Raja Fashions are a bespoke tailor based in Hong Kong with sales operations in other countries. The company's business model is to take measurement from clients abroad, for instance in Europe and North America, after which clothes are produced by tailors based in China.

Founded in 1957, Raja Fashions started making bespoke garments for men and women from their store in Hong Kong. In response to the 1997 transfer of sovereignty over Hong Kong, during which many of Raja's British expatriate customers returned to Britain, the firm began setting up shop in hotel rooms in different cities across the world.

==History==
Raja Fashions' was officially established in 1957 by the grandfather of Mr. Raja Daswani, who emigrated from Northern India to Hong Kong and set up a custom tailored business in Kowloon.
During the 40-year period between the establishment of Raja Fashions and the handover of Hong Kong back to China, the Raja Fashions store in Kowloon continued to grow in reputation. When Raja Daswani assumed operations, he started promoting the brand "Raja Fashions".

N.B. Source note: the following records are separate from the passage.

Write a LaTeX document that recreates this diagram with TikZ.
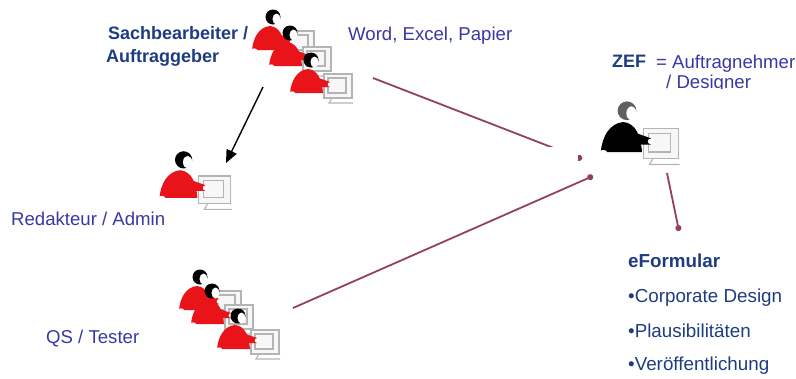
\documentclass[tikz,border=0pt]{standalone}
\usepackage{fontspec}
\setmainfont{Liberation Sans}
\usetikzlibrary{arrows.meta}

\definecolor{navy}{HTML}{1E3C80}
\definecolor{violetblue}{HTML}{3838A4}
\definecolor{figred}{HTML}{E8141A}
\definecolor{linkred}{HTML}{94405A}
\definecolor{screengray}{HTML}{B4B4B4}

\tikzset{
  x=1pt, y=-1pt,
  lbl/.style={font=\fontsize{18.6}{20}\selectfont, text=violetblue, inner sep=0pt, anchor=base west},
  boldlbl/.style={font=\fontsize{18}{20}\selectfont\bfseries, text=navy, inner sep=0pt, anchor=base west},
  listlbl/.style={font=\fontsize{18.8}{20}\selectfont, text=navy, inner sep=0pt, anchor=base west},
  link/.style={draw=linkred, line width=1.8pt, -{Circle[length=6pt]}},
  hand/.style={draw=black, line width=1.4pt, -{Triangle[length=13pt,width=11pt]}},
  monitorline/.style={draw=screengray, line width=1.1pt},
  pics/worker/.style 2 args={code={
    % monitor with keyboard
    \draw[monitorline, fill=gray!6] (17,-7) rectangle (45,17);
    \draw[monitorline] (21,-3) rectangle (39,12);
    \draw[monitorline] (25,17) -- (22,22) -- (46,22);
    % body with arm
    \fill[#1] (-17,12) .. controls (-16,0) and (-10,-11) .. (1,-12)
              .. controls (11,-11) and (15,-1) .. (16,12) -- cycle;
    \fill[#1] (6,-5) -- (23,1) -- (23,6) -- (8,6) -- cycle;
    \fill[white] (23,3.5) circle (2.3);
    \fill[white] (-15,12) ellipse (3 and 1.6);
    % head
    \fill[#2] (4,-21) circle (7.5);
    \fill[white] (7.5,-19) ellipse (4 and 5.5);
  }}
}

\begin{document}
\begin{tikzpicture}
\useasboundingbox (0,0) rectangle (796,378);

% connection end points
\coordinate (sachout) at (373,78);
\coordinate (zefin1) at (582,159);
\coordinate (qsout) at (293,308);
\coordinate (zefin2) at (593,176);
\coordinate (zefout) at (667,173);
\coordinate (formtop) at (679,231);
\coordinate (arrstart) at (263,87);
\coordinate (redin) at (226,163);

% links towards and from the designer
\draw[link] (sachout) -- (zefin1);
\draw[link] (qsout) -- (zefin2);
\draw[link] (zefout) -- (formtop);
\fill[white] (420,147) rectangle (578,172);

% commissioning clerks
\pic (sach1) at (269,38) {worker={figred}{black}};
\pic (sach2) at (286,54) {worker={figred}{black}};
\pic (sach3) at (307,81) {worker={figred}{black}};

% editor
\pic[scale=1.15] (red) at (179,184) {worker={figred}{black}};

% testers
\pic (qs1) at (196,298) {worker={figred}{black}};
\pic (qs2) at (208,312) {worker={figred}{black}};
\pic (qs3) at (234,337) {worker={figred}{black}};

% designer
\pic[scale=1.25] (zef) at (622,137) {worker={black}{gray!75!black}};

% assignment arrow
\draw[hand] (arrstart) -- (redin);

% labels
\node[boldlbl] (sachA) at (108,39) {Sachbearbeiter /};
\node[boldlbl] (sachB) at (106,62) {Auftraggeber};
\node[lbl] (tools) at (348,40) {Word, Excel, Papier};
\node[lbl] (redlbl) at (11,225) {Redakteur / Admin};
\node[lbl] (qslbl) at (46,343) {QS / Tester};
\node[boldlbl] (zeflbl) at (612,67) {ZEF};
\node[lbl] (zefrole) at (656,68) {= Auftragnehmer};
\node[lbl] (zefrole2) at (666,88) {/ Designer};
\fill[white] (660,89.2) rectangle (770,98);

\node[boldlbl, font=\fontsize{18.8}{20}\selectfont\bfseries] (form) at (628,267) {eFormular};
\node[listlbl] (item1) at (628,302) {•Corporate Design};
\node[listlbl] (item2) at (628,337) {•Plausibilitäten};
\node[listlbl] (item3) at (628,370) {•Veröffentlichung};
\end{tikzpicture}
\end{document}
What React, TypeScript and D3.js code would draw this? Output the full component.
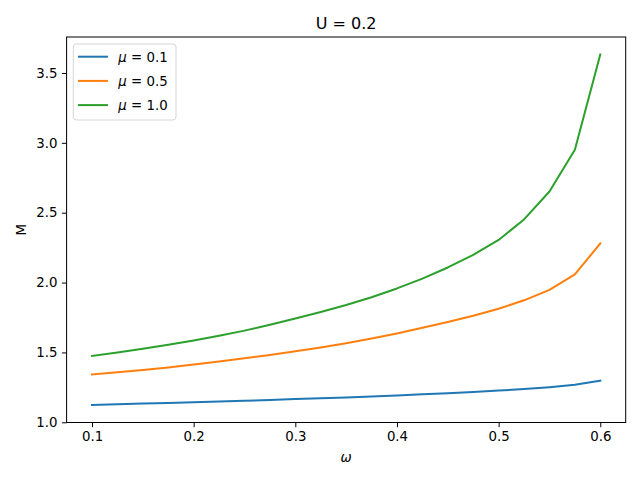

After the handover of Hong Kong, instead of waiting for customers to come to their store in Kowloon, Mr. Daswani decided to visit his customers in United Kingdom, and began setting stores in 5-star hotels in London and letting his previous customers know by mail that he would be coming to measure people for suits.

These international tours proved profitable, so Raja Fashions quickly adapted this strategy for others cities in the United Kingdom and the United States. In 2009, Raja Fashions embarked on a second round of expansion, establishing hotel shops in Australia, Canada, Germany, New Zealand, Belgium, and Switzerland. In 2012, Raja Fashions offered service in Doha for the first time.

==Advertorial text==
An advertorial commissioned by the company - an advert written in the style of a features article - has become well known in Britain and other English-speaking countries for running unchanged for many years. Jonathan Margolis, the Financial Times journalist who wrote it while freelancing in 2004, has said that he believes the article may be the most printed text in the English language apart from the Bible and the works of Shakespeare, although this has been disputed.